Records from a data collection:

□ □ □ □ □

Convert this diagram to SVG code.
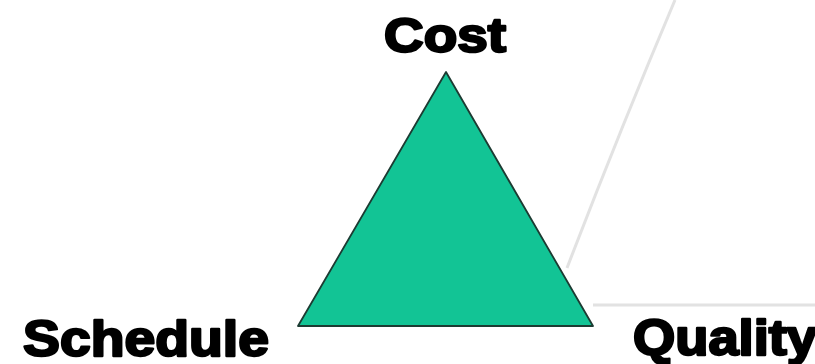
<svg xmlns="http://www.w3.org/2000/svg" width="815" height="364" viewBox="0 0 815 364">
<style>
.lbl{font-family:"Liberation Sans",Arial,sans-serif;font-weight:900;fill:#000;stroke:#000;stroke-width:2.4;stroke-linejoin:round}
.guide{fill:none;stroke:#e2e2e2;stroke-width:3}
</style>
<rect width="815" height="364" fill="#fff"/>
<g id="connectors">
<path class="guide" d="M675,0 Q620,130 567,268"/>
<path class="guide" d="M593,305 L815,305"/>
</g>
<g id="triangle">
<polygon points="446,72 298,326 593,326" fill="#12c495" stroke="#1c3b32" stroke-width="1.8" stroke-linejoin="round"/>
</g>
<g id="cost"><text class="lbl" x="384" y="52" font-size="48" textLength="122" lengthAdjust="spacingAndGlyphs">Cost</text></g>
<g id="schedule"><text class="lbl" x="23" y="356" font-size="50" textLength="246" lengthAdjust="spacingAndGlyphs">Schedule</text></g>
<g id="quality"><text class="lbl" x="633" y="355" font-size="50" textLength="184" lengthAdjust="spacingAndGlyphs">Quality</text></g>
</svg>
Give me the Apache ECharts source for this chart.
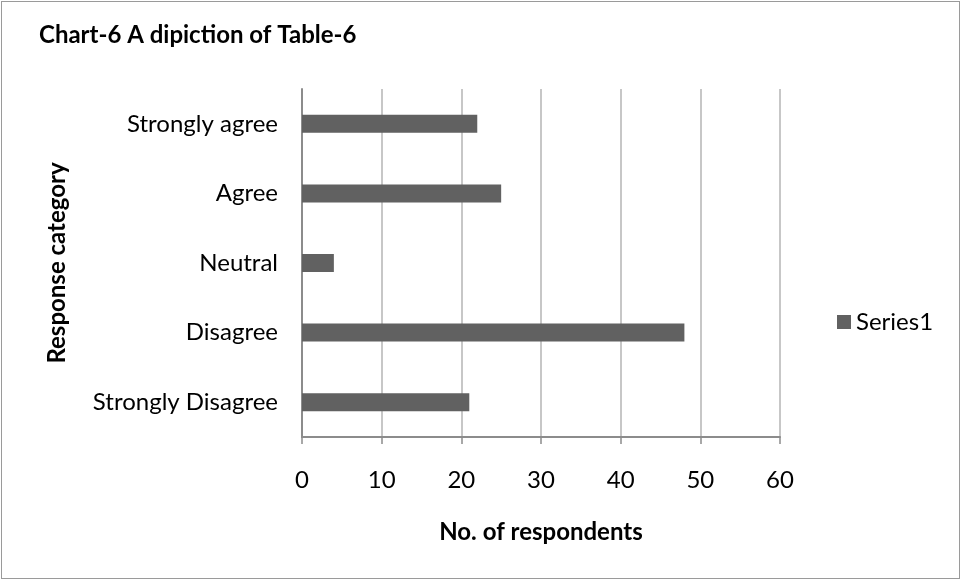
<!DOCTYPE html>
<html>
<head>
<meta charset="utf-8">
<script src="https://cdn.jsdelivr.net/npm/echarts@6/dist/echarts.min.js"></script>
<style>
  html, body { margin: 0; padding: 0; background: #fff; }
  #chart { position: absolute; left: 1px; top: 1px; width: 959px; height: 578px; border: 1.5px solid #9a9a9a; box-sizing: border-box; }
</style>
</head>
<body>
<div id="chart"></div>
<script>
// Response categories, listed bottom to top as the axis draws them
const categories = ['Strongly Disagree', 'Disagree', 'Neutral', 'Agree', 'Strongly agree'];
const series1 = [21, 48, 4, 25, 22];
const xTicks = [0, 10, 20, 30, 40, 50, 60];

const FONT = 'Lato, "Open Sans", sans-serif';
const chart = echarts.init(document.getElementById('chart'));
chart.setOption({
  animation: false,
  backgroundColor: '#fff',
  title: {
    text: 'Chart-6 A dipiction of Table-6',
    left: 32, top: 16,
    textStyle: { fontFamily: FONT, fontSize: 24, fontWeight: 'bold', color: '#000' }
  },
  legend: {
    data: ['Series1'],
    orient: 'vertical',
    left: 830, top: 303,
    itemWidth: 14, itemHeight: 14, itemGap: 6,
    icon: 'rect',
    textStyle: { fontFamily: FONT, fontSize: 24, color: '#000', padding: [0, 0, 0, 0] }
  },
  grid: { left: 300, top: 87, width: 478, height: 348, containLabel: false },
  xAxis: {
    type: 'value',
    min: xTicks[0], max: xTicks[xTicks.length - 1], interval: 10,
    name: 'No. of respondents',
    nameLocation: 'middle', nameGap: 83,
    nameTextStyle: { fontFamily: FONT, fontSize: 24, fontWeight: 'bold', color: '#000' },
    axisLine: { show: true, lineStyle: { color: '#8c8c8c', width: 2 } },
    axisTick: { show: true, length: 7, lineStyle: { color: '#8c8c8c', width: 1.5 } },
    axisLabel: { fontFamily: FONT, fontSize: 24, color: '#000', margin: 31 },
    splitLine: { show: true, lineStyle: { color: '#b4b4b4', width: 1.5 } }
  },
  yAxis: {
    type: 'category',
    data: categories,
    name: 'Response category',
    nameLocation: 'middle', nameGap: 233, nameRotate: 90,
    nameTextStyle: { fontFamily: FONT, fontSize: 24, fontWeight: 'bold', color: '#000' },
    axisLine: { show: true, lineStyle: { color: '#8c8c8c', width: 2 } },
    axisTick: { show: false },
    axisLabel: { fontFamily: FONT, fontSize: 24, color: '#000', margin: 24 }
  },
  series: [{
    name: 'Series1',
    type: 'bar',
    data: series1,
    barWidth: 18,
    itemStyle: { color: '#616161' }
  }]
});
</script>
</body>
</html>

□ □ □ □ □

Pictures are to be left out; repeat all the remaining data exactly.

**FINISHED ANSWER:**
Convert this diagram to SVG code.
<svg xmlns="http://www.w3.org/2000/svg" width="815" height="364" viewBox="0 0 815 364">
<style>
.lbl{font-family:"Liberation Sans",Arial,sans-serif;font-weight:900;fill:#000;stroke:#000;stroke-width:2.4;stroke-linejoin:round}
.guide{fill:none;stroke:#e2e2e2;stroke-width:3}
</style>
<rect width="815" height="364" fill="#fff"/>
<g id="connectors">
<path class="guide" d="M675,0 Q620,130 567,268"/>
<path class="guide" d="M593,305 L815,305"/>
</g>
<g id="triangle">
<polygon points="446,72 298,326 593,326" fill="#12c495" stroke="#1c3b32" stroke-width="1.8" stroke-linejoin="round"/>
</g>
<g id="cost"><text class="lbl" x="384" y="52" font-size="48" textLength="122" lengthAdjust="spacingAndGlyphs">Cost</text></g>
<g id="schedule"><text class="lbl" x="23" y="356" font-size="50" textLength="246" lengthAdjust="spacingAndGlyphs">Schedule</text></g>
<g id="quality"><text class="lbl" x="633" y="355" font-size="50" textLength="184" lengthAdjust="spacingAndGlyphs">Quality</text></g>
</svg>
Give me the Apache ECharts source for this chart.
<!DOCTYPE html>
<html>
<head>
<meta charset="utf-8">
<script src="https://cdn.jsdelivr.net/npm/echarts@6/dist/echarts.min.js"></script>
<style>
  html, body { margin: 0; padding: 0; background: #fff; }
  #chart { position: absolute; left: 1px; top: 1px; width: 959px; height: 578px; border: 1.5px solid #9a9a9a; box-sizing: border-box; }
</style>
</head>
<body>
<div id="chart"></div>
<script>
// Response categories, listed bottom to top as the axis draws them
const categories = ['Strongly Disagree', 'Disagree', 'Neutral', 'Agree', 'Strongly agree'];
const series1 = [21, 48, 4, 25, 22];
const xTicks = [0, 10, 20, 30, 40, 50, 60];

const FONT = 'Lato, "Open Sans", sans-serif';
const chart = echarts.init(document.getElementById('chart'));
chart.setOption({
  animation: false,
  backgroundColor: '#fff',
  title: {
    text: 'Chart-6 A dipiction of Table-6',
    left: 32, top: 16,
    textStyle: { fontFamily: FONT, fontSize: 24, fontWeight: 'bold', color: '#000' }
  },
  legend: {
    data: ['Series1'],
    orient: 'vertical',
    left: 830, top: 303,
    itemWidth: 14, itemHeight: 14, itemGap: 6,
    icon: 'rect',
    textStyle: { fontFamily: FONT, fontSize: 24, color: '#000', padding: [0, 0, 0, 0] }
  },
  grid: { left: 300, top: 87, width: 478, height: 348, containLabel: false },
  xAxis: {
    type: 'value',
    min: xTicks[0], max: xTicks[xTicks.length - 1], interval: 10,
    name: 'No. of respondents',
    nameLocation: 'middle', nameGap: 83,
    nameTextStyle: { fontFamily: FONT, fontSize: 24, fontWeight: 'bold', color: '#000' },
    axisLine: { show: true, lineStyle: { color: '#8c8c8c', width: 2 } },
    axisTick: { show: true, length: 7, lineStyle: { color: '#8c8c8c', width: 1.5 } },
    axisLabel: { fontFamily: FONT, fontSize: 24, color: '#000', margin: 31 },
    splitLine: { show: true, lineStyle: { color: '#b4b4b4', width: 1.5 } }
  },
  yAxis: {
    type: 'category',
    data: categories,
    name: 'Response category',
    nameLocation: 'middle', nameGap: 233, nameRotate: 90,
    nameTextStyle: { fontFamily: FONT, fontSize: 24, fontWeight: 'bold', color: '#000' },
    axisLine: { show: true, lineStyle: { color: '#8c8c8c', width: 2 } },
    axisTick: { show: false },
    axisLabel: { fontFamily: FONT, fontSize: 24, color: '#000', margin: 24 }
  },
  series: [{
    name: 'Series1',
    type: 'bar',
    data: series1,
    barWidth: 18,
    itemStyle: { color: '#616161' }
  }]
});
</script>
</body>
</html>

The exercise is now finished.